FedSkipTwin: Digital-Twin-Guided Client Skipping for Communication-Efficient FL
The 20-Second Summary
Communication is often the bottleneck in federated learning (FL), especially for mobile and IoT clients. FedSkipTwin reduces unnecessary transmissions by giving the server a lightweight “digital twin” of each client that forecasts the magnitude and uncertainty of the next update; if both are predicted to be low, the client is skipped for that round. In the reported experiments, FedSkipTwin reduces total communication by 12–15.5% over 20 rounds while slightly improving final accuracy versus FedAvg.
The Problem
Classic FL assumes that once a client is selected for a round, it must communicate—regardless of whether its update is meaningful or redundant. But late in training, or when a client’s local data is poorly aligned with the current global model, the local update can be small and have limited marginal value. On constrained networks, those “low-impact” rounds are wasted bandwidth (and battery).
The key question is simple: do all clients need to send updates every round? FedSkipTwin’s answer is “often, no”—but only if we can skip conservatively without destabilizing convergence.
Our Approach: Server-Side Digital Twins
FedSkipTwin adds a server-side surrogate model (a digital twin) for each client. Each twin is a small LSTM that observes the client’s historical sequence of gradient/update norms and forecasts two values for the next round:
- predicted update magnitude, and
- epistemic uncertainty of that prediction (estimated via MC-dropout).
The server uses a dual-threshold rule: it requests communication if either the predicted magnitude or the uncertainty exceeds a threshold; otherwise it instructs the client to skip the round.
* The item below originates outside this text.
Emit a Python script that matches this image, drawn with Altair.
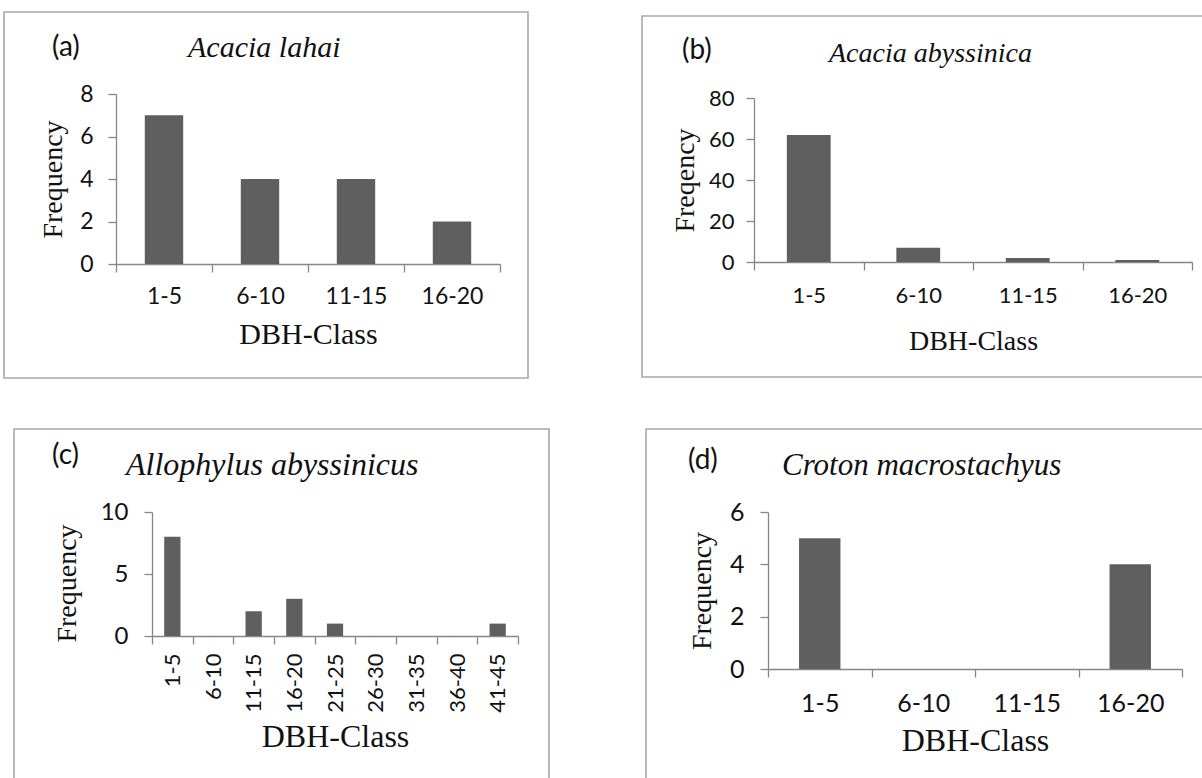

A key design choice is that the intelligence stays server-side: clients don’t run extra models and don’t compute extra features beyond what the server already observes.
How We Evaluated
Experiments are run on UCI-HAR and MNIST with 10 clients under a non-IID partition. The TeX reports 20 communication rounds with local epochs $E=3$ and batch size 32. Data is split using a Dirichlet distribution (reported $\alpha = 0.5$), and each twin uses a short history window ($K=5$), dropout 0.2, and $M=20$ MC samples for uncertainty.
Key Results
The paper reports that FedSkipTwin reduces communication while maintaining (and slightly improving) accuracy:
- Total communication reduction: 12–15.5% over 20 rounds.
- Accuracy impact: up to +0.5 percentage points compared to standard FedAvg.
More concretely, the TeX states:
- On UCI-HAR, communication is reduced by 15.5% with a +0.5 pp accuracy improvement.
- On MNIST, communication is reduced by 12.0% with a marginal accuracy gain.
Limitations and Next Steps
FedSkipTwin relies on the predictability of per-client update significance; in settings with highly non-stationary clients (churn, abrupt data shifts), forecasting may become less reliable and the skip rule may need retuning. A natural extension is adapting thresholds online (rather than grid-searching) and exploring richer “value” signals beyond gradient norms (e.g., validation improvement proxies), while keeping client-side cost near zero.